Plus la peine est grande, plus il convient de minimiser son message et se recentrer sur l’essentiel. Il ne faut donc pas forcément parler du deuil mais dire simplement: « Je t’aime, je suis là. Je peux t’aider pour toutes les choses compliquées auxquelles tu dois faire face. Dis-moi de quelle manière je peux concrètement te venir en aide... ».

Que dire à un.e malade?

Je vois bien que tu as beaucoup de souci avec ta maladie. Je ne suis pas médecin et je n’ai pas de baguette magique. Si je le pouvais, je te guérirais. Je peux néanmoins t’offrir mon affection et mon aide. Tout ce qui te permet d’économiser tes forces et de te changer les idées est bon pour combattre ta maladie. Il est donc important que je t’aide à alléger ton fardeau. Y a-t-il des choses concrètes qui pourraient te simplifier un peu la vie et te changer les idées?

Comment consoler une personne dépressive?

Il y a souvent des idées reçues sur la dépression. Les gens se sur-culpabilisent de se sentir déprimés et pensent qu’on ne comprend pas ce qui leur arrive.

« Je sais que la dépression est une maladie, qu’elle n’a rien à voir avec le fait de se laisser aller. Tu souffres beaucoup et je souhaite t’aider », sont des paroles soutenantes.

Toutes les études montrent que pour aider une personne dépressive, il est important de faire des choses avec elle. Il ne faut surtout pas lui dire « Secoue-toi. Va marcher. Range ton appartement! » mais bien « Je veux t’aider et t’accompagner. Rangeons un peu ton salon. Viens avec moi, allons marcher. »

Peur de commettre une maladresse?

Contrairement à certains auteurs qui considèrent que la consolation maladroite est ce qu’il y a de pire car elle ravive la peine, je pense qu’une maladresse est préférable à une fuite ou une absence. Au moins, une consolation maladroite va redonner un peu de vie car elle agace et énerve. Cela permet de ressentir quelque chose même s’il s’agit d’une émotion négative, de se remettre ainsi en lien avec le monde extérieur et de se réorganiser.

Par contre, se sentir abandonné et penser que le monde s’en fout, je crois que c’est beaucoup plus toxique. C’est la pire des choses!
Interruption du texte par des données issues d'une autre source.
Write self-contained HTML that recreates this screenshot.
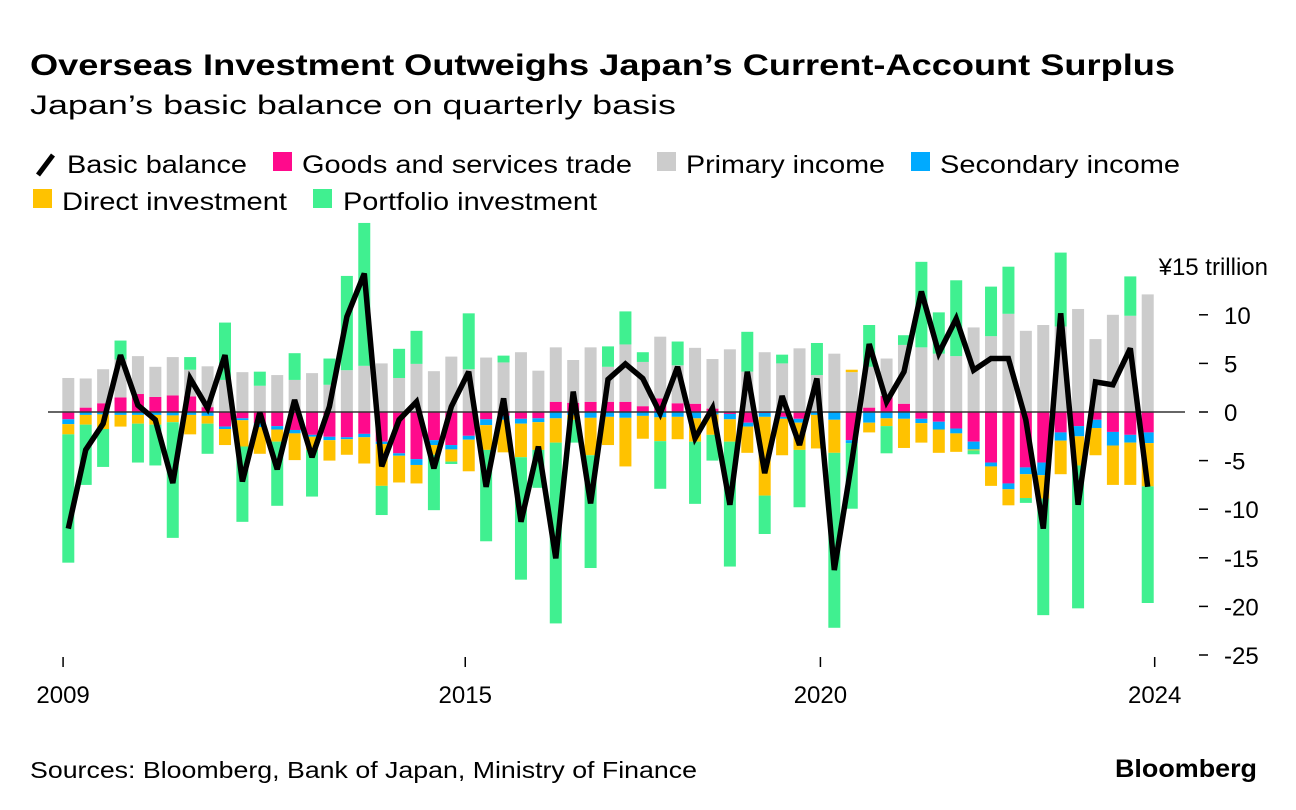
<!DOCTYPE html>
<html><head><meta charset="utf-8">
<style>
html,body{margin:0;padding:0;background:#fff;}
svg{display:block;font-family:"Liberation Sans",sans-serif;}
</style></head>
<body>
<svg id="chart" width="1296" height="810" viewBox="0 0 1296 810" xmlns="http://www.w3.org/2000/svg">
<text x="30" y="75" font-size="30" font-weight="bold" textLength="1145" lengthAdjust="spacingAndGlyphs">Overseas Investment Outweighs Japan’s Current-Account Surplus</text>
<text x="30" y="114" font-size="27" textLength="646" lengthAdjust="spacingAndGlyphs">Japan’s basic balance on quarterly basis</text>
<g font-size="25">
 <g><line x1="38" y1="175" x2="53" y2="155" stroke="#000" stroke-width="5"/><text x="67" y="173" textLength="180" lengthAdjust="spacingAndGlyphs">Basic balance</text></g>
 <g><rect x="273" y="152" width="19" height="19" fill="#ff0a8c"/><text x="302" y="173" textLength="330" lengthAdjust="spacingAndGlyphs">Goods and services trade</text></g>
 <g><rect x="657" y="152" width="19" height="19" fill="#cccccc"/><text x="686" y="173" textLength="199" lengthAdjust="spacingAndGlyphs">Primary income</text></g>
 <g><rect x="911" y="152" width="19" height="19" fill="#00aaff"/><text x="940" y="173" textLength="240" lengthAdjust="spacingAndGlyphs">Secondary income</text></g>
 <g><rect x="33" y="189" width="19" height="19" fill="#ffc200"/><text x="62" y="210" textLength="225" lengthAdjust="spacingAndGlyphs">Direct investment</text></g>
 <g><rect x="313" y="189" width="19" height="19" fill="#40f090"/><text x="343" y="210" textLength="254" lengthAdjust="spacingAndGlyphs">Portfolio investment</text></g>
</g>
<g id="bars"></g>
<g id="axes"></g>
<g id="lineg"></g>
<text x="30" y="778" font-size="23" textLength="667" lengthAdjust="spacingAndGlyphs">Sources: Bloomberg, Bank of Japan, Ministry of Finance</text>
<text x="1115" y="777" font-size="25" font-weight="bold" textLength="142" lengthAdjust="spacingAndGlyphs">Bloomberg</text>
</svg>
<script>
const goods = [-0.75,0.45,0.9,1.5,1.85,1.55,1.7,1.6,0.5,-1.5,-0.65,-1.15,-1.45,-1.85,-2.35,-2.55,-2.6,-2.25,-3.05,-4.25,-4.85,-2.9,-3.4,-2.45,-0.75,-0.4,-0.7,-0.65,1.05,0.95,1.05,1.05,1.05,0.6,1.4,0.9,0.85,0.35,-0.2,-1.1,-0.1,-0.5,-0.7,0,-0.05,-2.9,0.45,1.65,0.85,-0.7,-1.0,-1.7,-3.05,-5.2,-7.35,-5.7,-5.2,-2.1,-1.45,-0.8,-2.05,-2.35,-2.1];
const primary = [3.5,3.0,3.5,3.9,3.9,3.1,3.95,2.75,4.2,3.3,4.1,2.7,3.8,3.3,4.0,2.8,4.3,4.75,5.0,3.5,4.95,4.2,5.7,4.4,5.6,5.1,6.15,4.25,5.6,4.4,5.6,3.6,5.9,4.55,6.35,3.9,5.75,5.1,6.45,4.15,6.15,5.0,6.55,3.8,6.0,4.1,4.2,3.85,6.05,6.65,6.0,5.75,8.7,7.8,10.1,8.35,8.95,8.8,10.6,7.5,10.0,9.9,12.1];
const secondary = [-0.5,-0.3,-0.25,-0.3,-0.3,-0.3,-0.35,-0.3,-0.4,-0.25,-0.2,-0.4,-0.35,-0.35,-0.2,-0.35,-0.2,-0.35,-0.25,-0.25,-0.6,-0.5,-0.45,-0.4,-0.6,-0.4,-0.5,-0.4,-0.65,-0.3,-0.6,-0.5,-0.6,-0.4,-0.55,-0.5,-0.65,-0.25,-0.55,-0.4,-0.4,-0.2,-0.4,-0.3,-0.75,-0.3,-1.1,-0.65,-0.7,-0.45,-0.8,-0.5,-0.8,-0.4,-0.6,-0.7,-1.3,-0.85,-1.05,-0.85,-1.4,-0.8,-1.1];
const direct = [-1.05,-1.0,-1.5,-1.2,-0.9,-1.0,-0.7,-2.0,-0.8,-1.65,-2.7,-2.75,-1.25,-2.75,-1.35,-2.1,-1.6,-2.7,-4.3,-2.75,-1.9,-1.0,-1.25,-3.25,-2.55,-3.35,-3.45,-2.85,-2.5,-0.5,-3.85,-2.9,-5.0,-2.35,-2.45,-2.3,-2.4,-2.1,-2.3,-2.7,-8.1,-3.75,-2.8,-3.45,-3.4,0.25,-1.0,-0.8,-3.0,-2.0,-2.4,-1.9,-0.1,-2.0,-1.65,-2.45,-2.4,-3.45,-3.0,-2.8,-4.05,-4.35,-4.45];
const portfolio = [-13.2,-6.2,-3.9,1.95,-4.0,-4.2,-11.9,1.3,-3.1,5.9,-7.75,1.45,-6.6,2.75,-4.8,2.7,9.7,14.7,-3.0,3.0,3.4,-5.7,-0.25,5.75,-9.4,0.7,-12.6,-3.9,-18.6,-2.35,-11.6,2.1,3.4,1.0,-4.9,2.45,-6.4,-2.65,-12.85,4.1,-3.95,0.9,-5.9,3.3,-18.0,-6.75,4.3,-2.8,1.0,8.8,4.25,7.8,-0.4,5.1,4.85,-0.5,-12.0,7.6,-14.7,0,0,4.05,-12.0];
const basicBalance = [-12.0,-3.9,-1.2,5.85,0.7,-0.8,-7.3,3.45,0.4,5.85,-7.15,-0.05,-5.9,1.25,-4.65,0.55,9.8,14.25,-5.6,-0.8,1.05,-5.8,0.55,4.15,-7.7,1.4,-11.3,-3.55,-15.05,2.1,-9.4,3.35,4.95,3.45,-0.15,4.65,-2.7,0.4,-9.55,4.15,-6.3,1.65,-3.4,3.45,-16.25,-5.1,7.0,1.05,4.15,12.4,6.05,9.6,4.3,5.5,5.5,-0.8,-12.0,10.15,-9.55,3.1,2.8,6.55,-7.7];
const yTicks = [-25,-20,-15,-10,-5,0,5,10,15];
const xTickLabels = ["2009","2015","2020","2024"];
const xTickIdx = [-0.3,22.8,43.2,62.4];

const NS="http://www.w3.org/2000/svg";
const X0=68.3, STEP=17.41, BARW=12;
const Y0=412, PXU=9.72;
const xs = i => X0 + STEP*i;
const ys = v => Y0 - v*PXU;
function mk(tag, attrs, parent){const e=document.createElementNS(NS,tag);for(const k in attrs)e.setAttribute(k,attrs[k]);parent.appendChild(e);return e;}

const series=[["goods",goods,"#ff0a8c"],["primary",primary,"#cccccc"],["secondary",secondary,"#00aaff"],["direct",direct,"#ffc200"],["portfolio",portfolio,"#40f090"]];
const bars=document.getElementById('bars');
for(let i=0;i<goods.length;i++){
  let pos=0,neg=0;
  for(const [name,arr,col] of series){
    const v=arr[i]; if(!v) continue;
    let a,b;
    if(v>0){a=pos;b=pos+v;pos=b;} else {a=neg;b=neg+v;neg=b;}
    const r=mk('rect',{x:xs(i)-BARW/2,y:Math.min(ys(a),ys(b)),width:BARW,height:Math.abs(ys(a)-ys(b)),fill:col},bars);
    
    
  }
}
const axes=document.getElementById('axes');
const zl=mk('line',{x1:48,x2:1185,y1:ys(0),y2:ys(0),stroke:"#333",'stroke-width':1.5},axes);


yTicks.forEach(t=>{
  const y=ys(t);
  if(t!==15){
    const d=mk('line',{x1:1199,x2:1208,y1:y,y2:y,stroke:"#000",'stroke-width':1.5},axes);
    
    
  }
  const tx=mk('text',{x:t===15?1268:1224,y:y+9,'font-size':24,'text-anchor':t===15?'end':'start'},axes);
  tx.textContent = t===15 ? '¥15 trillion' : String(t);
  
  
});
xTickLabels.forEach((lab,k)=>{
  const x=xs(xTickIdx[k]);
  const m=mk('line',{x1:x,x2:x,y1:657,y2:667,stroke:"#000",'stroke-width':1.5},axes);
  
  
  const tx=mk('text',{x:x,y:703,'font-size':24,'text-anchor':'middle'},axes);
  tx.textContent=lab;
  
  
});
const lg=document.getElementById('lineg');
const pts=basicBalance.map((v,i)=>xs(i).toFixed(1)+','+ys(v).toFixed(1)).join(' ');
const pl=mk('polyline',{points:pts,fill:'none',stroke:'#000','stroke-width':5.5,'stroke-linejoin':'miter','stroke-miterlimit':3},lg);


</script>
</body></html>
Si on ne se sent pas à l’aise, on peut manifester sa présence et son soutien à distance, avec un SMS, une lettre, un petit message audio ou vidéo dans lequel on dit des choses très simples. Cette méthode permet de réfléchir avant d’envoyer son message.

CHRISTOPHE ANDRÉ, Psychiatre / Psychothérapeute
CHRISTOPHE ANDRÉ, Psychiatre / Psychothérapeute

Nul ne devrait être laissé seul dans la peine

Ce qui rend les épreuves encore plus terribles et parfois insurmontables, c’est de devoir les traverser dans la solitude, sans soutien ni réconfort. C’est notamment quand elle fait défaut qu’on réalise la puissance et la richesse de la consolation. Car elle contribue à rendre la vie humaine, quoi qu’il arrive, malgré tout. On comprend alors pourquoi la consolation est un des visages de l’amour.

Sans la consolation, cette expression de la bienveillance face à la détresse, cette mise en gestes et en mots de la compassion, le monde serait sinistre et dur, irrespirable.